Please advice on a solution as this is holding up a crucial release.

Thanks,
Shilpa

@sjoshi

Thanks for contacting support.

Would you please share your sample PDF document with us. We will test the scenario in our environment and address it accordingly.

Furthermore, please also share the values of Specs variable in your above code. This would help us testing the scenario accordingly. In case your sample PDF document is more than of 3.0MB size, you may please upload it to Google Drive or Dropbox and share the link with us.

Hello,
Is there any other way we can trouble shoot this problem as we will not be able to share the pdf due to confidentiality(HIPPA) regulations.

Thanks!

@sjoshi

Thanks for writing back.

We have tested the scenario with one of our sample PDF documents (i.e 32MB) and were unable to notice any issue. Please note that sometimes issue can be document specific and in order to replicate the issue, we need that specific document. In case you cannot share document here, you may please send it in a private message. This way it will only be accessible by Aspose Staff.

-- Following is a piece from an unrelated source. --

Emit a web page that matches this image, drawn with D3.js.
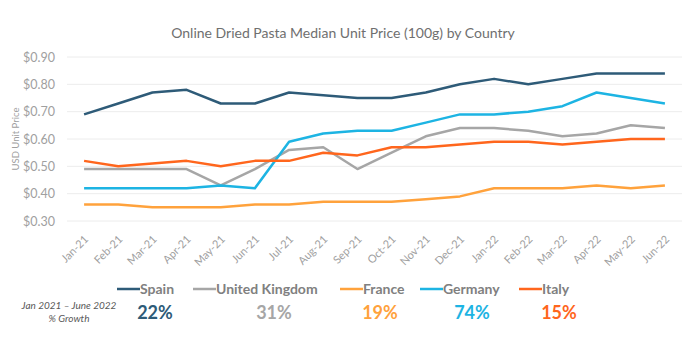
<!DOCTYPE html>
<html>
<head>
<meta charset="utf-8">
<script src="https://cdn.jsdelivr.net/npm/d3@7"></script>
<style>
    body { margin: 0; background: #fff; }
    svg text { font-family: Lato, "Open Sans", sans-serif; }
</style>
</head>
<body>
<svg id="chart" width="700" height="352"></svg>
<script>
// Months on the x axis
var months = ["Jan-21", "Feb-21", "Mar-21", "Apr-21", "May-21", "Jun-21", "Jul-21", "Aug-21", "Sep-21",
    "Oct-21", "Nov-21", "Dec-21", "Jan-22", "Feb-22", "Mar-22", "Apr-22", "May-22", "Jun-22"];

// Median unit price per 100g, USD
var spain = [0.69, 0.73, 0.77, 0.78, 0.73, 0.73, 0.77, 0.76, 0.75, 0.75, 0.77, 0.80, 0.82, 0.80, 0.82, 0.84, 0.84, 0.84];
var unitedKingdom = [0.49, 0.49, 0.49, 0.49, 0.43, 0.49, 0.56, 0.57, 0.49, 0.55, 0.61, 0.64, 0.64, 0.63, 0.61, 0.62, 0.65, 0.64];
var france = [0.36, 0.36, 0.35, 0.35, 0.35, 0.36, 0.36, 0.37, 0.37, 0.37, 0.38, 0.39, 0.42, 0.42, 0.42, 0.43, 0.42, 0.43];
var germany = [0.42, 0.42, 0.42, 0.42, 0.43, 0.42, 0.59, 0.62, 0.63, 0.63, 0.66, 0.69, 0.69, 0.70, 0.72, 0.77, 0.75, 0.73];
var italy = [0.52, 0.50, 0.51, 0.52, 0.50, 0.52, 0.52, 0.55, 0.54, 0.57, 0.57, 0.58, 0.59, 0.59, 0.58, 0.59, 0.60, 0.60];

var yTicks = [0.30, 0.40, 0.50, 0.60, 0.70, 0.80, 0.90];
var growthLabels = ["22%", "31%", "19%", "74%", "15%"];

var series = [
    {name: "Spain", values: spain, color: "#2e5b78", growth: growthLabels[0]},
    {name: "United Kingdom", values: unitedKingdom, color: "#a6a6a6", growth: growthLabels[1]},
    {name: "France", values: france, color: "#ffa23c", growth: growthLabels[2]},
    {name: "Germany", values: germany, color: "#1db4e3", growth: growthLabels[3]},
    {name: "Italy", values: italy, color: "#ff661d", growth: growthLabels[4]}
];

var svg = d3.select("#chart");
var plotLeft = 67, plotRight = 682, plotTop = 57, plotBottom = 221;

var xScale = d3.scaleBand().domain(months).range([plotLeft, plotRight]);
var yScale = d3.scaleLinear().domain([0.30, 0.90]).range([plotBottom, plotTop]);

// Title
svg.append("text")
    .attr("x", 343)
    .attr("y", 38)
    .attr("text-anchor", "middle")
    .style("font-size", "14px")
    .style("fill", "#6f6f6f")
    .text("Online Dried Pasta Median Unit Price (100g) by Country");

// Gridlines
svg.append("g")
    .attr("class", "grid")
    .selectAll("line")
    .data(yTicks)
    .enter()
    .append("line")
    .attr("x1", plotLeft)
    .attr("x2", plotRight)
    .attr("y1", function (d) { return yScale(d); })
    .attr("y2", function (d) { return yScale(d); })
    .attr("stroke", "#ececec")
    .attr("stroke-width", 1);

// Y axis
var yAxis = svg.append("g")
    .attr("transform", "translate(" + plotLeft + ",0)")
    .call(d3.axisLeft(yScale).tickValues(yTicks).tickSize(0).tickPadding(12).tickFormat(d3.format("$.2f")));
yAxis.select(".domain").remove();
yAxis.selectAll("text").style("font-size", "12.5px").style("fill", "#a0a0a0");

svg.append("text")
    .attr("transform", "translate(19," + ((plotTop + plotBottom) / 2) + ") rotate(-90)")
    .attr("text-anchor", "middle")
    .style("font-size", "9.5px")
    .style("fill", "#a0a0a0")
    .text("USD Unit Price");

// X axis
var xAxis = svg.append("g")
    .attr("transform", "translate(0," + plotBottom + ")")
    .call(d3.axisBottom(xScale).tickSize(0).tickPadding(0));
xAxis.select(".domain").remove();
xAxis.selectAll("text")
    .style("text-anchor", "end")
    .style("font-size", "11px")
    .style("fill", "#a0a0a0")
    .attr("y", 0)
    .attr("dy", "0")
    .attr("transform", "translate(5,19) rotate(-45)");

// Lines
var line = d3.line()
    .x(function (d, i) { return xScale(months[i]) + xScale.bandwidth() / 2; })
    .y(function (d) { return yScale(d); });

svg.append("g")
    .selectAll("path")
    .data(series)
    .enter()
    .append("path")
    .attr("d", function (d) { return line(d.values); })
    .attr("fill", "none")
    .attr("stroke", function (d) { return d.color; })
    .attr("stroke-width", 2.5)
    .attr("stroke-linejoin", "round");

// Legend + growth
var legendX = [117, 193, 340, 420, 519];
var growthX = [155, 274, 380, 472, 559];

var legend = svg.append("g")
    .selectAll("g")
    .data(series)
    .enter()
    .append("g")
    .attr("transform", function (d, i) { return "translate(" + legendX[i] + ",289)"; });

legend.append("line")
    .attr("x1", 0)
    .attr("x2", 23)
    .attr("y1", 0)
    .attr("y2", 0)
    .attr("stroke", function (d) { return d.color; })
    .attr("stroke-width", 2.5);

legend.append("text")
    .attr("x", 23)
    .attr("y", 5)
    .style("font-size", "14px")
    .style("font-weight", "bold")
    .style("fill", "#808080")
    .text(function (d) { return d.name; });

svg.append("g")
    .selectAll("text")
    .data(series)
    .enter()
    .append("text")
    .attr("x", function (d, i) { return growthX[i]; })
    .attr("y", 319)
    .attr("text-anchor", "middle")
    .style("font-size", "18px")
    .style("font-weight", "bold")
    .style("fill", function (d) { return d.color; })
    .text(function (d) { return d.growth; });

svg.append("text")
    .attr("x", 69)
    .attr("y", 309)
    .attr("text-anchor", "middle")
    .style("font-size", "10px")
    .style("font-style", "italic")
    .style("fill", "#595959")
    .text("Jan 2021 \u2013 June 2022");

svg.append("text")
    .attr("x", 69)
    .attr("y", 322)
    .attr("text-anchor", "middle")
    .style("font-size", "10px")
    .style("font-style", "italic")
    .style("fill", "#595959")
    .text("% Growth");
</script>
</body>
</html>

Please also confirm if your program crashes while processing single document of 20MB size, OR your program/code is processing more than one file and crashes at some specific PDF document? You may please narrow down your use case and share only problematic source document with us. In case the issue is related to our API, we will definitely address it accordingly.

Hello,
I am processing only one PDF at a time. The PDF has 39MB which has 8000+ pages. The first 4000 pages process in around 20 mins but the next 4000 crash my computer.
I am deleting text out on every other page, the text that gets deleted is inside the rectangular area defined by specs.
I have all the page numbers to be cleaned in a list and sending in the list to the method above. The ASPOSE method references page numbers(1,3,5,7,9…as I am deleting content from every other page) from the list and replaces text on the pages(1,3,5,7,9…)with an empty string.

@sjoshi

Thanks for sharing further details.

It seems document specific issue and we need that document along with complete list of pages and coordinates, where text needs to be replaced with empty value. We will test the scenario in our environment and address it accordingly. We assure you that we do not disclose shared documents with anyone and erase/discard them soon after investigating the scenario.